What this task involves:
Your output is the lines from the first one to the one containing "ax = fig.add_axes([0.1754, 0.4069, 0.8296, 0.4143])", repeated exactly, with images left out.

Plotting code records:
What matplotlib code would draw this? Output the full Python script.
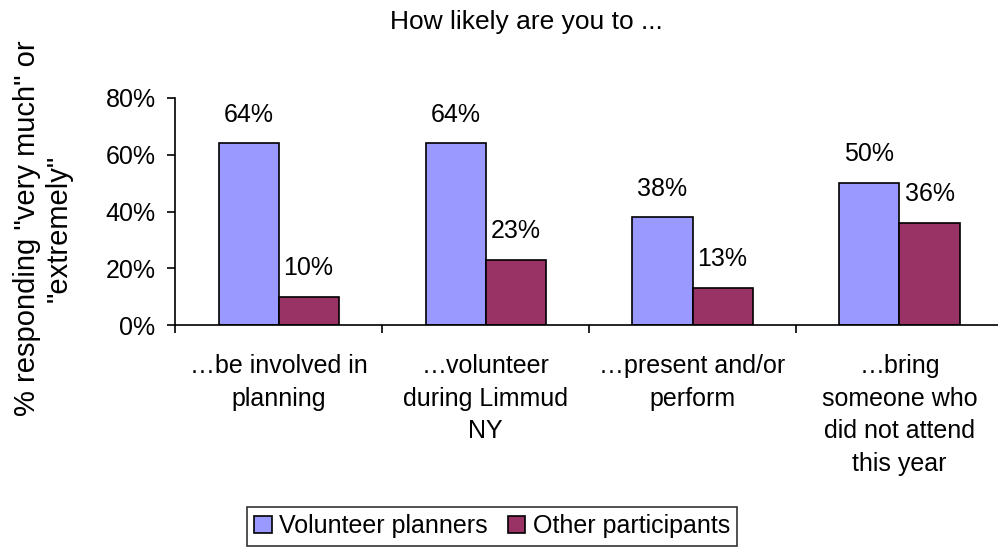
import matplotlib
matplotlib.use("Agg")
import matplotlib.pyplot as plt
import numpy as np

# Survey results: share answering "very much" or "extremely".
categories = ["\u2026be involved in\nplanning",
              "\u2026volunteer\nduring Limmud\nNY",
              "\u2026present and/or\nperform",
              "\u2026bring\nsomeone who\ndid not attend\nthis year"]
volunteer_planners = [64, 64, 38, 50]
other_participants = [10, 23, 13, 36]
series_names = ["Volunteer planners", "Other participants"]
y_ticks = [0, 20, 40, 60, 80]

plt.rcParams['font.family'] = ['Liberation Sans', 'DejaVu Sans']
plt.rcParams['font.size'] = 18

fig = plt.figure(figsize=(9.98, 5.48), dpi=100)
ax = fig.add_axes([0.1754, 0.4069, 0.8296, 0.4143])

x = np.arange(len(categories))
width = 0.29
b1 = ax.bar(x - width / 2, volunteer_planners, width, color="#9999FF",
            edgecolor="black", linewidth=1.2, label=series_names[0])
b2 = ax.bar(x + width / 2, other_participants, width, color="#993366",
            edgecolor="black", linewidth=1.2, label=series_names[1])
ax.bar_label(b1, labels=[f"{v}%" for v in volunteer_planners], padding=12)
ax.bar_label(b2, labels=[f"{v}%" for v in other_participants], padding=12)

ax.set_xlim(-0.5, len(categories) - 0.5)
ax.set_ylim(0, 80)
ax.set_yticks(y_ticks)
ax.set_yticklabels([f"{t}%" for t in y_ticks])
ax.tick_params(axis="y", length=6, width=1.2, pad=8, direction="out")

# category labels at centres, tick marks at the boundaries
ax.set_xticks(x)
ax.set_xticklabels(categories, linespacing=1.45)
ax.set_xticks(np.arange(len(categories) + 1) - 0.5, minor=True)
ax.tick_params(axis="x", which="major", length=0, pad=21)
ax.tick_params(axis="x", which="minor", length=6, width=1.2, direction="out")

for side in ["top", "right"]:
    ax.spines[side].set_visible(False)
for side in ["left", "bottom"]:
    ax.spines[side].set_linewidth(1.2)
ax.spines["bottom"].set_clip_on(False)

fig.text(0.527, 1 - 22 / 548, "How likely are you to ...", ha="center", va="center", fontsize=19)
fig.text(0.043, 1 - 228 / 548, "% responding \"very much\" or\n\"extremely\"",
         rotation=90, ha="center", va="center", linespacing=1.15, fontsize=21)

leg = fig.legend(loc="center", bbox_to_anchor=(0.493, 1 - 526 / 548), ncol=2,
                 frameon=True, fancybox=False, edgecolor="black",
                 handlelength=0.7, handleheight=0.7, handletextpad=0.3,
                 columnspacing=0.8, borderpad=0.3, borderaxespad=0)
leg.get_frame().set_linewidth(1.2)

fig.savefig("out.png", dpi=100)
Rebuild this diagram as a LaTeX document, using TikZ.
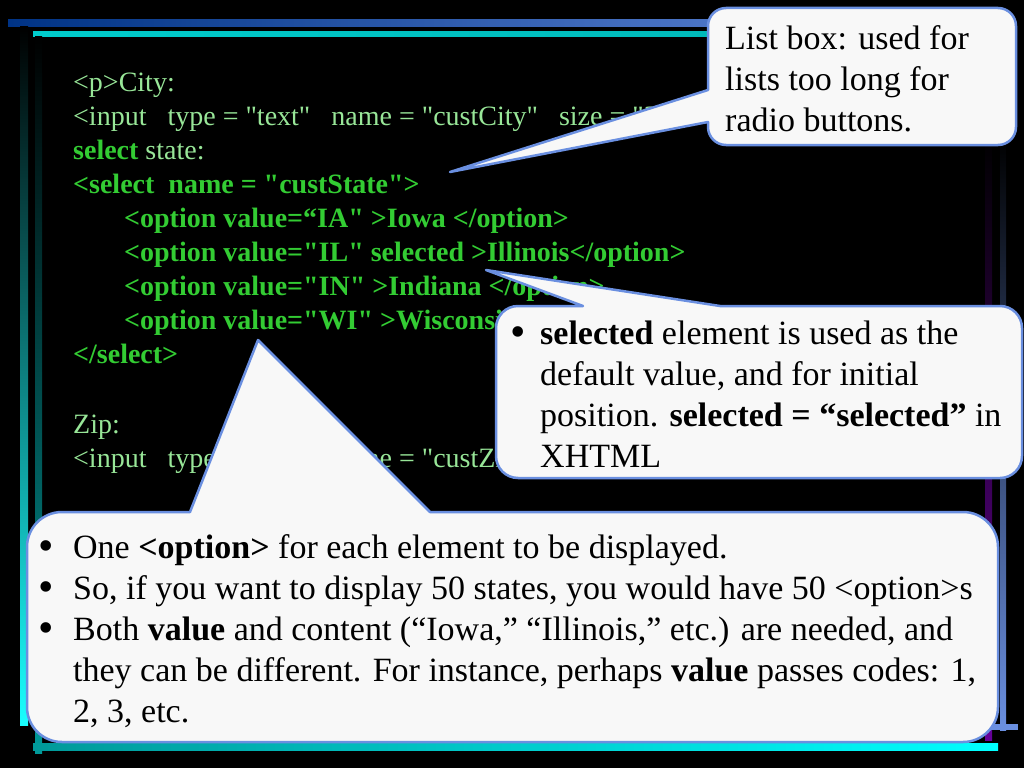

Final result:
What matplotlib code would draw this? Output the full Python script.
import matplotlib
matplotlib.use("Agg")
import matplotlib.pyplot as plt
import numpy as np

# Survey results: share answering "very much" or "extremely".
categories = ["\u2026be involved in\nplanning",
              "\u2026volunteer\nduring Limmud\nNY",
              "\u2026present and/or\nperform",
              "\u2026bring\nsomeone who\ndid not attend\nthis year"]
volunteer_planners = [64, 64, 38, 50]
other_participants = [10, 23, 13, 36]
series_names = ["Volunteer planners", "Other participants"]
y_ticks = [0, 20, 40, 60, 80]

plt.rcParams['font.family'] = ['Liberation Sans', 'DejaVu Sans']
plt.rcParams['font.size'] = 18

fig = plt.figure(figsize=(9.98, 5.48), dpi=100)
ax = fig.add_axes([0.1754, 0.4069, 0.8296, 0.4143])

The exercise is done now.